▶ _MATERIAL PROVIDED_:
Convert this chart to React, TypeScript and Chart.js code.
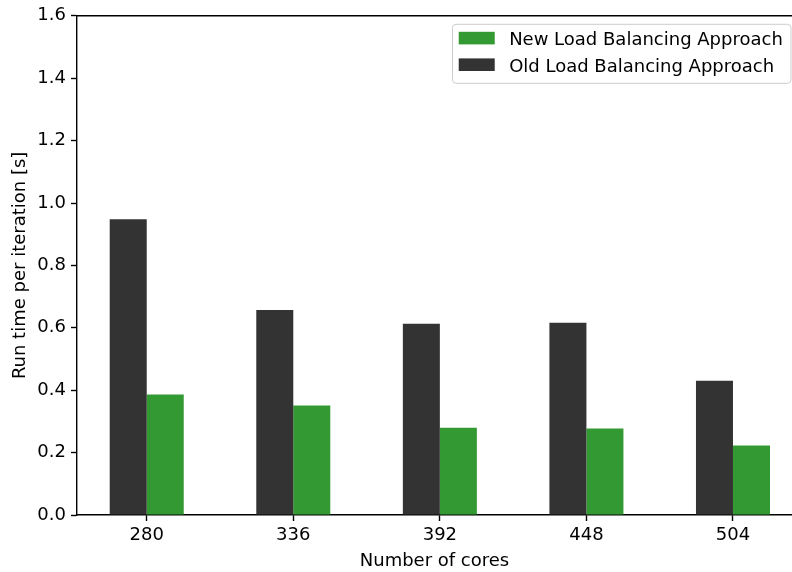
import React, { useEffect, useRef } from 'react';
import { Chart, registerables } from 'chart.js';

Chart.register(...registerables);

const cores = [280, 336, 392, 448, 504];
const oldTimes = [0.948, 0.657, 0.613, 0.616, 0.43];
const newTimes = [0.386, 0.351, 0.28, 0.277, 0.223];
const yTicks = [0, 0.2, 0.4, 0.6, 0.8, 1.0, 1.2, 1.4, 1.6];
const oldLabel = 'Old Load Balancing Approach';
const newLabel = 'New Load Balancing Approach';
const xTitle = 'Number of cores';
const yTitle = 'Run time per iteration [s]';

const FONT = '"DejaVu Sans", "Liberation Sans", sans-serif';
const FS = 18;

const framePlugin = {
  id: 'frameAndLegend',
  afterDraw(chart: any) {
    const { ctx, chartArea } = chart;
    ctx.save();
    // top spine
    ctx.strokeStyle = '#000';
    ctx.lineWidth = 1.4;
    ctx.beginPath();
    ctx.moveTo(chartArea.left - 0.7, chartArea.top);
    ctx.lineTo(chartArea.right, chartArea.top);
    ctx.stroke();

    // legend (matplotlib style, upper right)
    ctx.font = `${FS}px ${FONT}`;
    const items = chart.data.datasets
      .map((d: any) => ({ label: d.label as string, color: d.backgroundColor as string }))
      .reverse();
    const maxW = Math.max(...items.map((i: any) => ctx.measureText(i.label).width));
    const pad = 0.4 * FS;
    const handle = 2 * FS;
    const gap = 0.8 * FS;
    const boxRight = chartArea.right - 2;
    const boxW = pad + handle + gap + maxW + pad;
    const boxLeft = boxRight - boxW;
    const boxTop = chartArea.top + 8;
    const boxH = 59;
    ctx.beginPath();
    (ctx as any).roundRect(Math.round(boxLeft) + 0.5, boxTop + 0.5, boxW, boxH, 3.5);
    ctx.fillStyle = 'rgba(255,255,255,0.8)';
    ctx.fill();
    ctx.strokeStyle = '#cccccc';
    ctx.lineWidth = 1;
    ctx.stroke();

    const rowStep = 26.6;
    const patchH = 0.7 * FS;
    items.forEach((it: any, i: number) => {
      const pTop = boxTop + 8 + i * rowStep;
      ctx.fillStyle = it.color;
      ctx.fillRect(boxLeft + pad, pTop, handle, patchH);
      ctx.fillStyle = '#000';
      ctx.textBaseline = 'alphabetic';
      ctx.textAlign = 'left';
      ctx.fillText(it.label, boxLeft + pad + handle + gap, pTop + patchH + 0.5);
    });
    ctx.restore();
  },
};

export default function App() {
  const ref = useRef<HTMLCanvasElement>(null);

  useEffect(() => {
    const chart = new Chart(ref.current as HTMLCanvasElement, {
      type: 'bar',
      data: {
        datasets: [
          {
            label: oldLabel,
            data: cores.map((c, i) => ({ x: c, y: oldTimes[i] })),
            backgroundColor: '#333333',
            borderWidth: 0,
            categoryPercentage: 0.505,
            barPercentage: 1,
          },
          {
            label: newLabel,
            data: cores.map((c, i) => ({ x: c, y: newTimes[i] })),
            backgroundColor: '#339933',
            borderWidth: 0,
            categoryPercentage: 0.505,
            barPercentage: 1,
          },
        ],
      },
      options: {
        responsive: false,
        animation: false,
        devicePixelRatio: 1,
        layout: { padding: { top: 14, right: 0, left: 0, bottom: 0 } },
        plugins: {
          legend: { display: false },
          tooltip: { enabled: false },
        },
        scales: {
          x: {
            type: 'linear',
            min: 253.36,
            max: 526.55,
            offset: false,
            afterBuildTicks: (s: any) => {
              s.ticks = cores.map((v) => ({ value: v }));
            },
            afterFit: (s: any) => {
              s.height = 57;
            },
            ticks: {
              font: { family: FONT, size: FS },
              color: '#000',
              padding: 4,
              autoSkip: false,
              maxRotation: 0,
              callback: (v: any) => String(v),
            },
            grid: {
              offset: false,
              drawOnChartArea: false,
              drawTicks: true,
              tickLength: 6,
              tickColor: '#000',
              tickWidth: 1.4,
            },
            border: { display: true, color: '#000', width: 1.4 },
            title: {
              display: true,
              text: xTitle,
              font: { family: FONT, size: FS },
              color: '#000',
              padding: { top: 2, bottom: 0 },
            },
          },
          y: {
            min: 0,
            max: 1.6,
            afterBuildTicks: (s: any) => {
              s.ticks = yTicks.map((v) => ({ value: v }));
            },
            afterFit: (s: any) => {
              s.width = 77;
            },
            ticks: {
              font: { family: FONT, size: FS },
              color: '#000',
              padding: 5,
              callback: (v: any) => Number(v).toFixed(1),
            },
            grid: {
              drawOnChartArea: false,
              drawTicks: true,
              tickLength: 6,
              tickColor: '#000',
              tickWidth: 1.4,
            },
            border: { display: true, color: '#000', width: 1.4 },
            title: {
              display: true,
              text: yTitle,
              font: { family: FONT, size: FS },
              color: '#000',
              padding: { top: 10, bottom: 0 },
            },
          },
        },
      },
      plugins: [framePlugin],
    } as any);
    return () => chart.destroy();
  }, []);

  return (
    <div
      style={{
        position: 'fixed',
        left: 0,
        top: 0,
        width: 792,
        height: 572,
        background: '#fff',
        overflow: 'hidden',
      }}
    >
      <canvas ref={ref} width={792} height={572} style={{ display: 'block', width: 792, height: 572 }} />
    </div>
  );
}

▶ _EXERCISE AIM_: From the data above, copy out every line with the string "React" in it.

▶ _FINISHED EXERCISE_:
Convert this chart to React, TypeScript and Chart.js code.
import React, { useEffect, useRef } from 'react';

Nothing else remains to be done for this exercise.